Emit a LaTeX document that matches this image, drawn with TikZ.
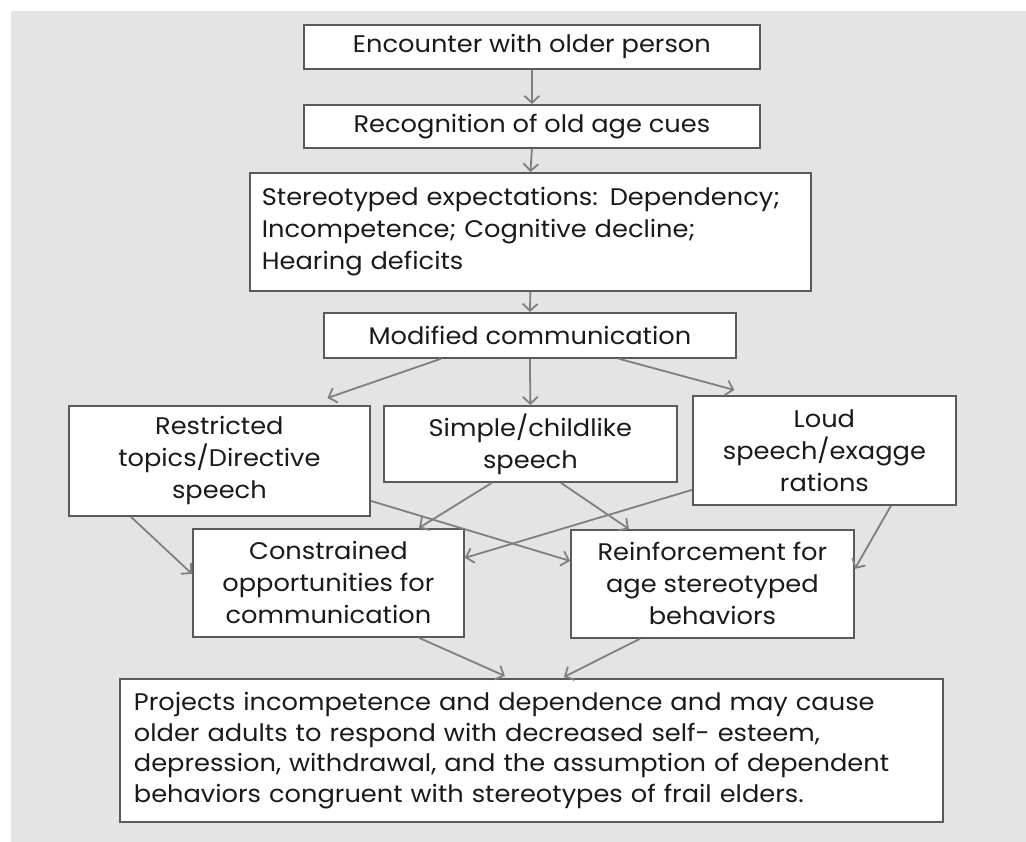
\documentclass[tikz,border=0pt]{standalone}
\usepackage{fontspec}
\setmainfont[FakeStretch=1.07]{Poppins}
\usetikzlibrary{arrows.meta}
\definecolor{bgcol}{HTML}{E4E4E4}
\definecolor{bordercol}{HTML}{5A5A5A}
\definecolor{arrowcol}{HTML}{7F7F7F}
\definecolor{txtcol}{HTML}{1A1A1A}
\tikzset{
  box/.style={draw=bordercol, line width=1.8pt, fill=white, inner sep=0pt,
    align=center, text=txtcol, anchor=north west,
    font=\fontsize{24}{32}\selectfont},
  conn/.style={draw=arrowcol, line width=1.8pt,
    -{Straight Barb[length=7pt,width=15pt,line width=1.8pt]}},
}
\begin{document}
\begin{tikzpicture}[x=1pt,y=-1pt]
\useasboundingbox (0,0) rectangle (1026,842);
\fill[bgcol] (11,11) rectangle (1026,842);

\node[box, minimum width=456pt, minimum height=44pt] (enc) at (303,24) {Encounter with older person};
\node[box, minimum width=456pt, minimum height=43pt] (rec) at (303,104) {Recognition of old age cues};
\node[box, minimum width=561pt, minimum height=118pt, text width=537pt, align=left] (ste) at (249,172)
  {Stereotyped expectations: Dependency;\\Incompetence; Cognitive decline;\\Hearing deficits};
\node[box, minimum width=412pt, minimum height=45pt] (mod) at (323,312) {Modified communication};
\node[box, minimum width=301pt, minimum height=110pt] (res) at (68,405) {Restricted\\topics/Directive\\speech};
\node[box, minimum width=293pt, minimum height=76pt] (sim) at (383,405) {Simple/childlike\\speech};
\node[box, minimum width=263pt, minimum height=109pt] (lou) at (692,395) {Loud\\speech/exagge\\rations};
\node[box, minimum width=271pt, minimum height=108pt] (con) at (192,528) {Constrained\\opportunities for\\communication};
\node[box, minimum width=283pt, minimum height=108pt] (rei) at (570,529) {Reinforcement for\\age stereotyped\\behaviors};
\node[box, minimum width=823pt, minimum height=143pt, text width=795pt, align=left,
  font=\fontsize{24}{30.5}\selectfont] (bot) at (119,678)
  {Projects incompetence and dependence and may cause\\older adults to respond with decreased self- esteem,\\depression, withdrawal, and the assumption of dependent\\behaviors congruent with stereotypes of frail elders.};

\draw[conn] (enc.south) -- (rec.north);
\draw[conn] (rec.south) -- (ste.north);
\draw[conn] (ste.south) -- (mod.north);
\draw[conn] ([xshift=-89pt]mod.south) -- ([xshift=108pt,yshift=7pt]res.north);
\draw[conn] (mod.south) -- (sim.north);
\draw[conn] ([xshift=89pt]mod.south) -- ([xshift=-90pt,yshift=5pt]lou.north);
\draw[conn] ([xshift=-88.5pt]res.south) -- ([yshift=9pt]con.west);
\draw[conn] ([yshift=-40pt]res.east) -- ([yshift=23pt]rei.west);
\draw[conn] ([xshift=-38.5pt]sim.south) -- ([xshift=90.5pt]con.north);
\draw[conn] ([xshift=30.5pt]sim.south) -- ([xshift=-83.5pt]rei.north);
\draw[conn] ([yshift=-39.5pt]lou.west) -- ([yshift=25pt]con.east);
\draw[conn] ([xshift=66.5pt]lou.south) -- ([yshift=15pt]rei.east);
\draw[conn] ([xshift=90.5pt]con.south) -- ([xshift=-26.5pt,yshift=2pt]bot.north);
\draw[conn] ([xshift=-72.5pt]rei.south) -- ([xshift=32.5pt,yshift=1pt]bot.north);
\end{tikzpicture}
\end{document}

Your task:
Write only the number of lines in the data above that include "with".

Answer to this problem:
3